What’s Happened To Greece?

June 11, 2015

 

The financial situation in Greece has been making headlines around the world as the situation came to a melting point recently; but what is really happening? The big picture summary is that Greece has taken on too much debt and is not able to pay it back. Just like when a person or company is unable to pay their debts, there are consequences. In this case the possible consequences could be Greece being removed from the European Union and going into default. 

 

How this happened in the first place is a good question. Some sources say that part of the reason was “creative” book keeping by various accountants, which hid the actual amount of debt that Greece had. The story is that the amount of debt Greece had in 2001 was concealed which allowed them to stay in the European Union and as such gave them access to large amounts of debt which they could not afford. 

 

Having Greece default on their loans and removing them from the European Union would have negative implications for both Europe as well as Greece. As with a person, if a country goes into default they will not have access to lending from the banks. As such, Greece would have to become completely self-reliant and most likely their currency would become very inflated, to a detrimental position. The total GDP of Greece makes up only 1.3% of the European GDP so removing that from the big picture would most likely not throw the EU into turmoil. Having all of the outstanding debt Greece owes annulled could have further reaching complications for lenders – the other economies apart of the EU. 

 

The below infographic shows where Greece has their debt.

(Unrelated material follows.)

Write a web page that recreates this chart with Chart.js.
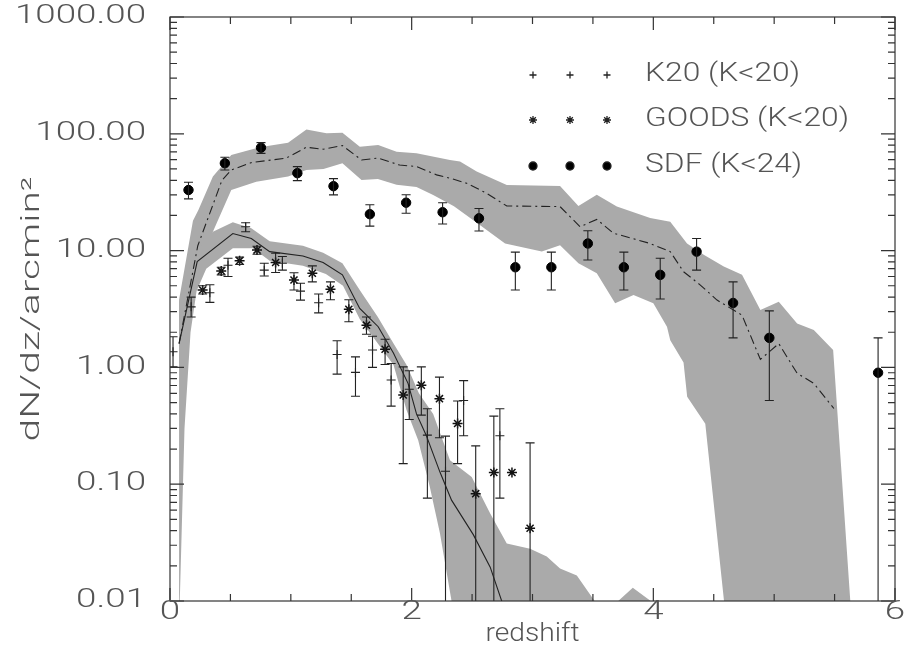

Some efforts have been made to maintain the status of Greece in the EU, France and Italy have been driving this effort, trying to provide some relief to their situation. Germany has been drawing the hardest lines saying that they do not want to see any further financial aid given to the country. The agreement reached recently was for additional financial aid to be provided to the country in the form of an additional bank loan. About $200 billion Euros is owed to the Eurozone bailout fund and terms have been set such that no payments on this debt are required until 2023. Even with this assistance Greece is going to struggle to pay outstanding debt to the European Central Bank to the tune of 24 billion euros through the middle of 2018. 

 

The situation has been created where more (interest earning) debt has been created in order to help out a country which can not afford the debt it has. If this were you or I, it would be getting another credit card to pay off the home loan we can’t afford to maintain. This has created a humanitarian issue within Greece. The government is now forced to spend the majority 

 

 

 

 

 

of its GDP paying down debt instead of improving infrastructure or maintaining a the quality of life for its citizens.

 

The whole situation is quite interesting when just a little bit of history and global economics are taking into account. Some of the European countries are very different to others. Most European countries, particularly Southern ones, need a weaker Euro to reduce prices and increase competitiveness for their products on international markets. They need money to be created to weaken the Euro in order to increase investment, wages and consumption. Other countries flourish in a strong Euro economy such as Germany. Creating additional debt would potentially inflate the value of the Euro and be detrimental to the German economy. 

 

What Greece needs is to have part of its debt forgiven, not more debt to take on. The hard line country not permitting this is Germany, which is a very hypocritical manoeuvre. Following WWI Germany was ordered to pay 132 billion gold marks to the allies, 85% of that debt was forgiven. Following WWII Germany was only ordered to pay $5.2 billion, which was equivalent to 32% of the German annual exports. As well in 1953, on the verge of collapse after WWII Germany’s debt was reduced from 39 billion marks to 14 billion debt and one of the countries that agreed to this debt relief was Greece. 

 

Greece is a long way from being out of trouble. This situation will continue to make headlines. Only time will tell the final outcome of the nation of Greece and what its impact will be on the rest of the EU.